174) não vê razões pelas quais as almas do purgatório não possam rezar
por nós, da mesma forma como rezamos uns pelos outros.
Ele
afirma que esta prática tornou-se comum em Roma, e teve o grande nome
de Santo Afonso em seu favor. Santo Afonso, em sua obra "Grandes Meios
de Salvação", cap. I, III, 2, depois de citar Sylvius, Gotti, Lessius, e
Medina como favoráveis à sua opinião, conclui: "então,
as almas do purgatório, sendo amadas por Deus e confirmadas na graça,
não têm absolutamente qualquer impedimento para rezarem por nós. Ainda
que a Igreja não as invoque ou implore sua intercessão, porque
normalmente elas não têm conhecimento de nossas orações. Mas podemos
acreditar piamente que Deus torna nossa orações conhecidas a elas". Ele também alega a autoridade de Santa Catarina de Bolonha, a qual "sempre que desejou algum favor, recorreu às almas do purgatório e foi imediatamente ouvida".

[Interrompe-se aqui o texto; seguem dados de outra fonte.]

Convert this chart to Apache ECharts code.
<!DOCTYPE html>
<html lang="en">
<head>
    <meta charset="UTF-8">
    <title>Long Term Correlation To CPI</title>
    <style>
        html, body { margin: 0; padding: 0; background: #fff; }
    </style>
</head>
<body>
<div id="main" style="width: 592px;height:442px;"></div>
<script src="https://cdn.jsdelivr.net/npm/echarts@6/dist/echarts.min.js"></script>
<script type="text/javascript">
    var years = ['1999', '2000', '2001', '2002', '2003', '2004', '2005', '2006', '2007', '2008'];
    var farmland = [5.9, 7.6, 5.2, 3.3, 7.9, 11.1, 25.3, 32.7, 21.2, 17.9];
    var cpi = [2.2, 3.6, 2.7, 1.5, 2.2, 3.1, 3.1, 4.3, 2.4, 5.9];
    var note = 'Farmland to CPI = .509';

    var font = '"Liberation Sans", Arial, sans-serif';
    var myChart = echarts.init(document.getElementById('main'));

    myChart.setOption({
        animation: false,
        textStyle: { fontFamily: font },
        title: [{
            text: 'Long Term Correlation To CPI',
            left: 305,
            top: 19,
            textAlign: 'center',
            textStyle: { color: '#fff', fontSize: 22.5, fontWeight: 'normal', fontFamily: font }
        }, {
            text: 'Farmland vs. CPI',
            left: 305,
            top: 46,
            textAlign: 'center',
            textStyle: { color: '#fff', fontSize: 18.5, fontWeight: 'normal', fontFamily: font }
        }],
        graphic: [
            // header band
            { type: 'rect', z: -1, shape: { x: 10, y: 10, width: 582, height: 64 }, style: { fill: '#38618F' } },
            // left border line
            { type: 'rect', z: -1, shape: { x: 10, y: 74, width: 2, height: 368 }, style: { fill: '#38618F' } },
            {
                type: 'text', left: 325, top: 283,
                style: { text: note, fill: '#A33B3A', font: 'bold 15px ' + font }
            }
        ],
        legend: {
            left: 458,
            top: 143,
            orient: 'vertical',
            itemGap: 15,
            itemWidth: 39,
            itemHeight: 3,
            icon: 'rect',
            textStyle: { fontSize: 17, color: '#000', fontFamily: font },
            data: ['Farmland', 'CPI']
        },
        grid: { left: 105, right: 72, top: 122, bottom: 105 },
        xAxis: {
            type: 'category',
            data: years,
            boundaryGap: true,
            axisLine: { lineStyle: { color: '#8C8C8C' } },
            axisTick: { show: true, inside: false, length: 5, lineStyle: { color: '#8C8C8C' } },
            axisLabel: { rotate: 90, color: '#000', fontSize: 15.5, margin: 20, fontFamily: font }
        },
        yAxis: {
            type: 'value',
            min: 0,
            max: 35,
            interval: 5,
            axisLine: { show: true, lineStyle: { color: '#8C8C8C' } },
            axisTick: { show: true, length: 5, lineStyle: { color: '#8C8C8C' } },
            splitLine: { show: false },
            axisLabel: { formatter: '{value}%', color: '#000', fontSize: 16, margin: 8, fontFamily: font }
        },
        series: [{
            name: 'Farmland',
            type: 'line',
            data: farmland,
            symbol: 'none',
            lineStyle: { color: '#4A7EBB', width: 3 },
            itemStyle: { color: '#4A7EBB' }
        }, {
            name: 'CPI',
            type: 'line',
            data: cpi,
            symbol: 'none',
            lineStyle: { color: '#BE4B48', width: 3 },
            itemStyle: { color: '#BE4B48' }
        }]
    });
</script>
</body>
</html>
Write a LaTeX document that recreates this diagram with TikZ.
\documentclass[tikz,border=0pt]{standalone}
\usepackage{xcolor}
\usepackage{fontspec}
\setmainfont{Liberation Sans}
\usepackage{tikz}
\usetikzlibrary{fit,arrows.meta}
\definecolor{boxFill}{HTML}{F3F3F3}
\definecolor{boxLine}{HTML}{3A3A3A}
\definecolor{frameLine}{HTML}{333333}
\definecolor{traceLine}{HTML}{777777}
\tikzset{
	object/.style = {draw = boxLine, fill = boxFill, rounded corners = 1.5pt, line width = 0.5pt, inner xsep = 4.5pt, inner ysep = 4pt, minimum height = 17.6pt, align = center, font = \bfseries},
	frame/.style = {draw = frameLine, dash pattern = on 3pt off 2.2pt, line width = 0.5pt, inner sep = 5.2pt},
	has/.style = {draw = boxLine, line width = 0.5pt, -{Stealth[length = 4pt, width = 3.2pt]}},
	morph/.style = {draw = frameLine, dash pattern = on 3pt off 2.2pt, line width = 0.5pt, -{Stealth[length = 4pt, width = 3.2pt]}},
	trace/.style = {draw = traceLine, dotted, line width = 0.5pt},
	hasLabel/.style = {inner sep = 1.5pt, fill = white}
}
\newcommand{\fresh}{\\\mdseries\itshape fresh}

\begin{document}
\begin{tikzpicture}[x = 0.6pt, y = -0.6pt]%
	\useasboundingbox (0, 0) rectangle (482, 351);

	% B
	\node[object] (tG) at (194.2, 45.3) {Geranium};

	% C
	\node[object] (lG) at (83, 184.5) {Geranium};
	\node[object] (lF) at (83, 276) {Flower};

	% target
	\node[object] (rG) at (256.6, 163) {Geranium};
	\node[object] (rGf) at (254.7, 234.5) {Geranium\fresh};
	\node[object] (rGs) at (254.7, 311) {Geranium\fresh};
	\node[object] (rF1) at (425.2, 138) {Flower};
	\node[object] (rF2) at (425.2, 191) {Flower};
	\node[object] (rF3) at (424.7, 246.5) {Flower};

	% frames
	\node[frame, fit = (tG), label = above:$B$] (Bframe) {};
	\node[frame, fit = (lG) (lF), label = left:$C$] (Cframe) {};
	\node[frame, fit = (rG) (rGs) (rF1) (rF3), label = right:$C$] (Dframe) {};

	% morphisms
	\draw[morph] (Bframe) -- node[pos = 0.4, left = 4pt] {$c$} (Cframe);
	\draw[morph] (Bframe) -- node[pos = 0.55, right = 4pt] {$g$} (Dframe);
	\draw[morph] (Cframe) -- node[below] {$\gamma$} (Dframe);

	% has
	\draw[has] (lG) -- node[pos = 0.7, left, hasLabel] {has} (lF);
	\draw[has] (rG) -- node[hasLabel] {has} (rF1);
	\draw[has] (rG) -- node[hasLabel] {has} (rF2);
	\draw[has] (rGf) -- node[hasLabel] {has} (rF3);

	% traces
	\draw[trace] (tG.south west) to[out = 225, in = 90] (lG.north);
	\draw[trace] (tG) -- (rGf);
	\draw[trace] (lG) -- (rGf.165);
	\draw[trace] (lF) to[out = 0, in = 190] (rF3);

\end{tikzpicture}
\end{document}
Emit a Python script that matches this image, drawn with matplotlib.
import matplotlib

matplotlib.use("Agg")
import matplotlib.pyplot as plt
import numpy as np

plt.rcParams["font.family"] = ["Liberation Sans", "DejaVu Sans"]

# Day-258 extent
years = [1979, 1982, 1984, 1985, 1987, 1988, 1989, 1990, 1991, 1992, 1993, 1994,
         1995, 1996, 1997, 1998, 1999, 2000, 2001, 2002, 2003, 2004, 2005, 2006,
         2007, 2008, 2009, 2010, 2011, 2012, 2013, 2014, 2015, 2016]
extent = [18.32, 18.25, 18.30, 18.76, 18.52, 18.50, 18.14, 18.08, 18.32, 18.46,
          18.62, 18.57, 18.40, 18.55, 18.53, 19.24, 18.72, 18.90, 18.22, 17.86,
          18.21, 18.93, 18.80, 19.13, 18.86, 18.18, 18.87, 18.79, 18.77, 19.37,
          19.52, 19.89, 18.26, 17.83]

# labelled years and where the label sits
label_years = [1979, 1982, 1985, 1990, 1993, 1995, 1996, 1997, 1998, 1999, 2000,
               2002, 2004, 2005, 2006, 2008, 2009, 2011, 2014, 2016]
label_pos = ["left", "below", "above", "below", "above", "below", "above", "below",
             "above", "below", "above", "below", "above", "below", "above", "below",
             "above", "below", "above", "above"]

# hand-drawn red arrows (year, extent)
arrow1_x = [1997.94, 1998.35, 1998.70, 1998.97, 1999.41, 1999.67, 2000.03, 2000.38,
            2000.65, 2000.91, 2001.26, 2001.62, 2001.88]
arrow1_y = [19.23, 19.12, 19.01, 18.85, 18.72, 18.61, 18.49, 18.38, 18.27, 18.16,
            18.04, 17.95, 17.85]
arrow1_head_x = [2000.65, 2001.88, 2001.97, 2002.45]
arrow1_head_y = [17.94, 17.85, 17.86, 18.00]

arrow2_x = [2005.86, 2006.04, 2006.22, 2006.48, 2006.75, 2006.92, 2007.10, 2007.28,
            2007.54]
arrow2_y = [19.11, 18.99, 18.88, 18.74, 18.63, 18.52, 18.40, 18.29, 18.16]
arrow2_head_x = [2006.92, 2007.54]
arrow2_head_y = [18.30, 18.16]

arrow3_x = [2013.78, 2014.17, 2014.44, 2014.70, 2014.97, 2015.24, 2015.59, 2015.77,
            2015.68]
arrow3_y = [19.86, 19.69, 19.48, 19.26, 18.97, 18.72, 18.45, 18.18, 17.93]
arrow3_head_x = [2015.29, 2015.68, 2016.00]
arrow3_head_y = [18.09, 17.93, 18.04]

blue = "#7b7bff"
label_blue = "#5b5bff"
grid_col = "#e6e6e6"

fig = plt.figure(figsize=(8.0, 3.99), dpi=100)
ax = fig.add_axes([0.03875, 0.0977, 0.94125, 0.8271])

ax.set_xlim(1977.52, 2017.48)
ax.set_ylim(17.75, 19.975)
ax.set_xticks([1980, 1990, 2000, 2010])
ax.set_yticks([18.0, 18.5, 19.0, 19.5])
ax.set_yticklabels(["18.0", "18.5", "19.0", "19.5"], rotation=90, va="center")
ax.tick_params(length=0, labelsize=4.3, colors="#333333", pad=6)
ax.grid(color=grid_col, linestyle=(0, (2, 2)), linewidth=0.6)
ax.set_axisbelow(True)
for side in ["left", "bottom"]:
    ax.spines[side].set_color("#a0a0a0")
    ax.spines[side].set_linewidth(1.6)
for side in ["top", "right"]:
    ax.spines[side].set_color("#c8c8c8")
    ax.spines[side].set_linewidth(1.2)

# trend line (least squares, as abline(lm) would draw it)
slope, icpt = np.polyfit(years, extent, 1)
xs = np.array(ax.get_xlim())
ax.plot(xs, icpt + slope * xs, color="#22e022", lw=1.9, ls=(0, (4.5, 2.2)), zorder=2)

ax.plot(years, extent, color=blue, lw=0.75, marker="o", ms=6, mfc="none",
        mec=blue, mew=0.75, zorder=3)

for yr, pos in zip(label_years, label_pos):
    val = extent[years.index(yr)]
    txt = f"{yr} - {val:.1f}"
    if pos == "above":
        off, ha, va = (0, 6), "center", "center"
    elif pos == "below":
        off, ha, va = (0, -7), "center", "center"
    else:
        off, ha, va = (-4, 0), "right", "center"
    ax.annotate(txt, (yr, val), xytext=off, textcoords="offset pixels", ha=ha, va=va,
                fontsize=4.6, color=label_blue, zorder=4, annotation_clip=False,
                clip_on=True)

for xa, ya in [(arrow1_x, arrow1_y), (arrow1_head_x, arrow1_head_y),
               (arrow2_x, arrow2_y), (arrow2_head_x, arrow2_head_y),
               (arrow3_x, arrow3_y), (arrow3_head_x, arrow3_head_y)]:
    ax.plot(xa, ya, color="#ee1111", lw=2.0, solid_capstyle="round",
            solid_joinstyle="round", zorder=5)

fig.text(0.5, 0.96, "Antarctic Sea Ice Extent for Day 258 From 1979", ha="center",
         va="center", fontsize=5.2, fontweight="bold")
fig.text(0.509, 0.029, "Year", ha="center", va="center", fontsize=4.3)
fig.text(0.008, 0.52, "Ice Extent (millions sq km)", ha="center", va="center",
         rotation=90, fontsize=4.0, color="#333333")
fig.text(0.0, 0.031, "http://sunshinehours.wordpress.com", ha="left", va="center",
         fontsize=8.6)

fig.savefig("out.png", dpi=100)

UTILIDADE DA ORAÇÃO PELOS FALECIDOS
É
da fé tradicional dos Católicos que as almas do purgatório não estão
separadas da Igreja, e que a caridade, que é o laço de união entre os
membros da Igreja, abraça estes que partiram desta vida na graça de
Deus. Assim, uma vez que as nossas orações e nossos sacrifícios podem
ajudar aqueles que ainda estão à espera no purgatório, os santos não
hesitaram em nos avisar que temos um verdadeiro dever para com aqueles
que ainda estão na expiação purificatória. A Santa Igreja, pela
Congregação das Indulgências, em 18 de dezembro de 1885, concedeu uma
bênção especial ao chamado "ato heróico", pelo qual "um
membro da Igreja Militante oferece a Deus, pelas almas do purgatório,
todas as obras satisfatórias que ele realizará durante sua vida e também
os sofrimentos que poderá passar depois da morte [no purgatório]" (Heroic Act, vol. VII, 292).
A
prática de devoção aos falecidos é também consoladora para a humanidade
e eminentemente digna de uma religião que dá auxílio aos mais puros
sentimentos do coração humano. "Doce", disse o Cardeal Wiseman (lecture XI), "é
a consolação de um homem morto que, ciente de sua imperfeição, acredita
que há outros que intercederão por ele, quando já não há espaço para
seus próprios méritos; confortador para os que vivem e se afligem é o
pensamento de que eles possuem meios poderosos para livrar seus amigos.
No primeiro momento de luto, este sentimento normalmente ultrapassará o
preconceito religioso, curvará o descrente sobre seus joelhos ao lado do
corpo de seu amigo e lhe roubará uma inconsciente prece por repouso;
este é um impulso da natureza que, pelo momento, ajudada por analogias
da verdade revelada, toma posse desta crença consoladora. Mas isso é só
uma luz melancólica e passageira, enquanto o sentimento Católico, de
torcer [pelo falecido] mesmo com um luto solene, assemelha-se a uma
lâmpada inextinguível, a qual se diz que a piedade dos antigos pendurou
diante dos sepulcros de seus mortos".